At the beginning of the play, Esther tells her landlady, an African American woman named Mrs. Dickson, that she is tired of sewing for other people’s weddings when she has not had one of her own. Mrs. Dickson gives Esther a letter from a Barbadian man named George Armstrong. He has written to her from Central America, where he is working on the Panama Canal.

Esther visits her white patron, Mrs. Van Buren, who laments to Esther that she is unable to conceive a child and that her husband has a mistress. Because Esther cannot read or write, Mrs. Van Buren writes back to George for Esther, and he returns her letter. Later, Esther visits with Mayme, another of her clients and an African American prostitute, who helps Esther write another letter to George. Though corresponding with George, Esther is also clearly attracted to Mr. Marks, her fabric supplier and a handsome Orthodox Jewish man—but Marks cannot marry a non-Jewish woman and is engaged to a Romanian woman he has not met. Esther receives letters from George that state that he craves “a gentlewoman’s touch.”

George proposes marriage to Esther in the course of their correspondence, and they marry when he arrives in New York. On their wedding night, Esther gives George a silk smoking jacket that she made. She soon finds that George is dismissive of her idea of opening a beauty salon. Esther gives George, who has not yet found a job, money to buy a drink, and he asks her to give him all the money she has saved so that he can purchase a stable. She refuses to give it to him.

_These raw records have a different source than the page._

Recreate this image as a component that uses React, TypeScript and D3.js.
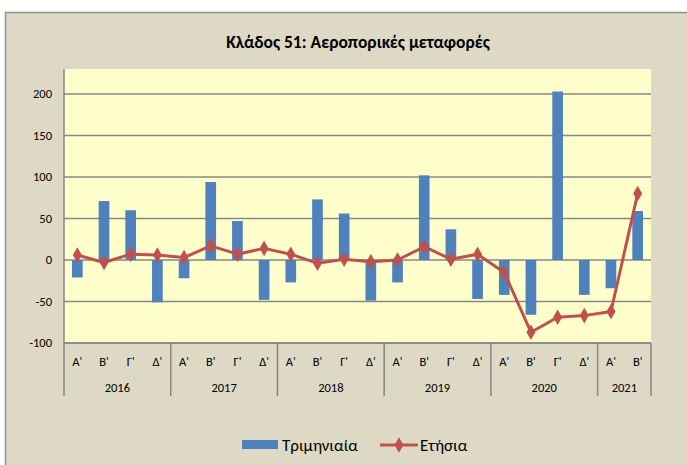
import React from 'react';
import * as d3 from 'd3';

const title = 'Κλάδος 51: Αεροπορικές μεταφορές';
const years = ['2016', '2017', '2018', '2019', '2020', '2021'];
const quartersPerYear = [4, 4, 4, 4, 4, 2];
const quarterNames = ["Α'", "Β'", "Γ'", "Δ'"];
const quarterly = [-21, 71, 60, -51, -22, 94, 47, -48, -27, 73, 56, -49, -27, 102, 37, -47, -42, -66, 203, -42, -34, 59];
const annual = [6, -3, 7, 6, 3, 17, 7, 14, 7, -4, 1, -2, 0, 16, 1, 7, -15, -87, -69, -67, -62, 80];
const yTicks = [-100, -50, 0, 50, 100, 150, 200];
const seriesNames = ['Τριμηνιαία', 'Ετήσια'];

const font = "Carlito, 'Liberation Sans Narrow', 'DejaVu Sans Condensed', sans-serif";

export default function App() {
  const W = 687;
  const H = 465;
  const plot = { left: 64, right: 651, top: 69, bottom: 343 };

  // flatten categories
  const cats: { key: string; q: string; year: string }[] = [];
  years.forEach((y, i) => {
    for (let k = 0; k < quartersPerYear[i]; k++) cats.push({ key: `${y}-${k}`, q: quarterNames[k], year: y });
  });

  const x = d3.scaleBand().domain(cats.map((c) => c.key)).range([plot.left, plot.right]).paddingInner(0.6).paddingOuter(0.3);
  const xs = d3.scaleBand().domain(cats.map((c) => c.key)).range([plot.left, plot.right]);
  const y = d3.scaleLinear().domain([-100, 200]).range([plot.bottom, 94]);

  const line = d3
    .line<number>()
    .x((_, i) => xs(cats[i].key)! + xs.bandwidth() / 2)
    .y((d) => y(d));

  // year boundaries
  let acc = 0;
  const yearSpans = years.map((yr, i) => {
    const start = acc;
    acc += quartersPerYear[i];
    return { yr, x0: xs(cats[start].key)!, x1: xs(cats[acc - 1].key)! + xs.bandwidth() };
  });

  const diamond = d3.symbol(d3.symbolDiamond, 70)()!;

  return (
    <svg width={W} height={H} style={{ position: 'fixed', left: 0, top: 0 }} fontFamily={font}>
      <rect x={0} y={0} width={W} height={H} fill="#fff" />
      <rect x={5.5} y={12.5} width={720} height={500} fill="#DDD9C4" stroke="#8E8E8E" strokeWidth={1.5} />
      <text x={358} y={48} textAnchor="middle" fontSize={17.5} fontWeight="bold" fill="#000">
        {title}
      </text>

      <rect x={plot.left} y={plot.top} width={plot.right - plot.left} height={plot.bottom - plot.top} fill="#FFFFCC" />

      {yTicks.map((t) => (
        <g key={t}>
          <line x1={plot.left} x2={plot.right} y1={y(t)} y2={y(t)} stroke="#878787" strokeWidth={1.5} />
          <text x={52} y={y(t)} dy="0.35em" textAnchor="end" fontSize={12.5} fill="#000">
            {t}
          </text>
        </g>
      ))}
      <line x1={plot.left} x2={plot.left} y1={plot.top} y2={plot.bottom} stroke="#878787" strokeWidth={1.5} />

      {quarterly.map((v, i) => (
        <rect
          key={i}
          x={x(cats[i].key)}
          width={x.bandwidth()}
          y={Math.min(y(v), y(0))}
          height={Math.abs(y(v) - y(0))}
          fill="#4F81BD"
        />
      ))}

      <path d={line(annual)!} fill="none" stroke="#C0504D" strokeWidth={3} strokeLinejoin="round" />
      {annual.map((v, i) => (
        <path key={i} d={diamond} transform={`translate(${xs(cats[i].key)! + xs.bandwidth() / 2},${y(v)})`} fill="#C0504D" />
      ))}

      {/* category axis */}
      <line x1={plot.left} x2={plot.right} y1={plot.bottom} y2={plot.bottom} stroke="#878787" strokeWidth={1.5} />
      {cats.map((c) => (
        <text key={c.key} x={xs(c.key)! + xs.bandwidth() / 2} y={366} textAnchor="middle" fontSize={12.5} fill="#000">
          {c.q}
        </text>
      ))}
      {yearSpans.map((s) => (
        <g key={s.yr}>
          <line x1={s.x0} x2={s.x0} y1={plot.bottom} y2={396} stroke="#878787" strokeWidth={1.5} />
          <text x={(s.x0 + s.x1) / 2} y={392} textAnchor="middle" fontSize={12.5} fill="#000">
            {s.yr}
          </text>
        </g>
      ))}
      <line x1={plot.right} x2={plot.right} y1={plot.bottom} y2={396} stroke="#878787" strokeWidth={1.5} />

      {/* legend */}
      <rect x={242} y={440} width={36} height={9} fill="#4F81BD" />
      <text x={282} y={451} fontSize={17} fill="#000">
        {seriesNames[0]}
      </text>
      <line x1={380} x2={418} y1={445} y2={445} stroke="#C0504D" strokeWidth={3} />
      <path d={diamond} transform="translate(399,445)" fill="#C0504D" />
      <text x={420} y={451} fontSize={17} fill="#000">
        {seriesNames[1]}
      </text>
    </svg>
  );
}
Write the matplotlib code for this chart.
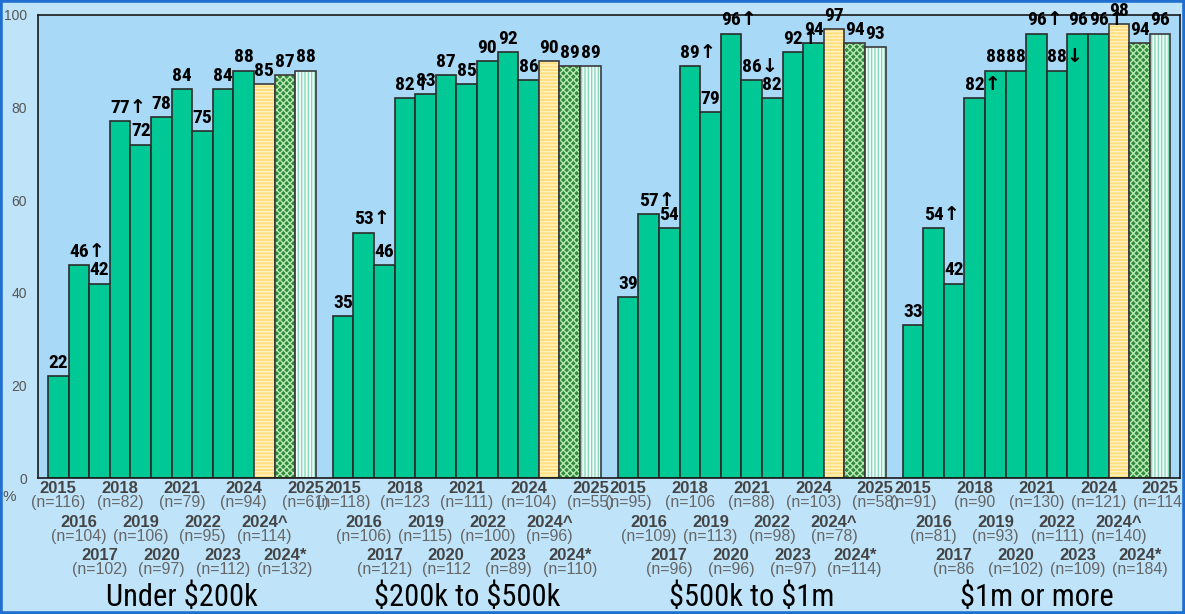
import matplotlib.pyplot as plt
from matplotlib.patches import Rectangle
from matplotlib import font_manager

groups = ["Under \\$200k", "\\$200k to \\$500k", "\\$500k to \\$1m", "\\$1m or more"]
years = ["2015", "2016", "2017", "2018", "2019", "2020", "2021", "2022", "2023", "2024", "2024^", "2024*", "2025"]

under_200k = [22, 46, 42, 77, 72, 78, 84, 75, 84, 88, 85, 87, 88]
k200_500 = [35, 53, 46, 82, 83, 87, 85, 90, 92, 86, 90, 89, 89]
k500_1m = [39, 57, 54, 89, 79, 96, 86, 82, 92, 94, 97, 94, 93]
m1_more = [33, 54, 42, 82, 88, 88, 96, 88, 96, 96, 98, 94, 96]
values = [under_200k, k200_500, k500_1m, m1_more]

# significance arrows ('' = none)
arrows = [
    ["", "↑", "", "↑", "", "", "", "", "", "", "", "", ""],
    ["", "↑", "", "↑", "", "", "", "", "", "", "", "", ""],
    ["", "↑", "", "↑", "", "↑", "↓", "", "↑", "", "", "", ""],
    ["", "↑", "", "↑", "", "", "↑", "↓", "", "↑", "", "", ""],
]

n_under_200k = ["(n=116)", "(n=104)", "(n=102)", "(n=82)", "(n=106)", "(n=97)", "(n=79)", "(n=95)", "(n=112)", "(n=94)", "(n=114)", "(n=132)", "(n=61)"]
n_200_500 = ["(n=118)", "(n=106)", "(n=121)", "(n=123", "(n=115)", "(n=112", "(n=111)", "(n=100)", "(n=89)", "(n=104)", "(n=96)", "(n=110)", "(n=55)"]
n_500_1m = ["(n=95)", "(n=109)", "(n=96)", "(n=106", "(n=113)", "(n=96)", "(n=88)", "(n=98)", "(n=97)", "(n=103)", "(n=78)", "(n=114)", "(n=58)"]
n_1m_more = ["(n=91)", "(n=81)", "(n=86", "(n=90", "(n=93)", "(n=102)", "(n=130)", "(n=111)", "(n=109)", "(n=121)", "(n=140)", "(n=184)", "(n=114)"]
n_labels = [n_under_200k, n_200_500, n_500_1m, n_1m_more]

# condensed face for the value labels and group names
names = {f.name for f in font_manager.fontManager.ttflist}
narrow_name = "Roboto Condensed" if "Roboto Condensed" in names else "Liberation Sans"
narrow = [narrow_name, "DejaVu Sans"]

plt.rcParams['font.family'] = ["Liberation Sans", "DejaVu Sans"]
plt.rcParams['hatch.linewidth'] = 1.0

green = "#00c995"
fig = plt.figure(figsize=(11.85, 6.14), dpi=100, facecolor="#bfe4fa")
ax = fig.add_axes([38 / 1185, 136 / 614, 1142 / 1185, 463 / 614])
ax.set_facecolor("#a8d9f7")

stride = 13.83
x0 = 0.485
ax.set_xlim(0, 1142 / 20.6)
ax.set_ylim(0, 100)

for g in range(4):
    for i in range(13):
        left = x0 + g * stride + i
        v = values[g][i]
        if i < 10:
            ax.bar(left, v, width=1, align='edge', color=green, edgecolor="#2b2b2b", linewidth=1.2)
        else:
            face, hc, hatch = [("#ffdf7e", "#fff3c4", "-----"),
                               ("#2f8a3a", "#b9e8b4", "xxxxx"),
                               ("#f4fffb", "#86d9b8", "|||||")][i - 10]
            ax.bar(left, v, width=1, align='edge', color=face, edgecolor=hc, hatch=hatch, linewidth=0)
            ax.bar(left, v, width=1, align='edge', fill=False, edgecolor="#3a3a3a", linewidth=1.2)
        cx = left + 0.5
        a = arrows[g][i]
        if a:
            ax.annotate(str(v) + a, (cx, v), xytext=(-7, 3), textcoords='offset points',
                        ha='left', va='bottom', fontsize=14, fontweight='bold', family=narrow)
        else:
            ax.annotate(str(v), (cx, v), xytext=(0, 3), textcoords='offset points',
                        ha='center', va='bottom', fontsize=14, fontweight='bold', family=narrow)
        row = i % 3
        yy = [-0.023, -0.097, -0.168][row]
        yn = [-0.052, -0.127, -0.197][row]
        ax.text(cx, yy, years[i], transform=ax.get_xaxis_transform(), ha='center', va='center',
                fontsize=12, fontweight='bold', color="#444444", clip_on=False)
        ax.text(cx, yn, n_labels[g][i], transform=ax.get_xaxis_transform(), ha='center', va='center',
                fontsize=11.5, color="#666666", clip_on=False)
    gx = x0 + g * stride + 6.5
    ax.text(gx, -0.258, groups[g], transform=ax.get_xaxis_transform(), ha='center', va='center',
            fontsize=22, family=narrow, color="black", clip_on=False)

ax.set_xticks([])
ax.set_yticks([0, 20, 40, 60, 80, 100])
ax.tick_params(axis='y', length=0, pad=8, labelsize=10, labelcolor="#555555")
for s in ax.spines.values():
    s.set_color("#1a1a1a")
    s.set_linewidth(1.2)
ax.text(-0.025, -0.04, "%", transform=ax.transAxes, ha='center', va='center', fontsize=11, color="#555555")

fig.patches.append(Rectangle((0, 0), 1, 1, transform=fig.transFigure, fill=False,
                             edgecolor="#1f6fd0", linewidth=4))

fig.savefig("out.png", dpi=100, facecolor=fig.get_facecolor())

Esther visits Mrs. Van Buren, who reveals that she is attracted to Esther when she kisses her. Esther becomes upset and leaves. While visiting Mayme, Esther finds that she has the smoking jacket that Esther gave George on their wedding night and understands that he has been seeing Mayme. Mayme has not realized that the man she has been seeing is George. 

George, still angry that Esther will not give him money, refuses to sleep with her. She eventually gives him her savings, hoping he will sleep with her if she does, but he wants to go out instead. Esther and George admit that neither of them wrote the letters they sent to each other. 

When Esther explains the situation to Mayme, Mayme returns the smoking jacket and agrees to stop seeing George. Esther gives the jacket to Mr. Marks instead; she smoothes out the fabric when he tries it on, and he does not shy away, though his religion prohibits him from touching women he is not related or married to. At the end of the play, Esther—who appears to be pregnant—returns to Mrs. Dickson and her boardinghouse and begins to sew a new quilt.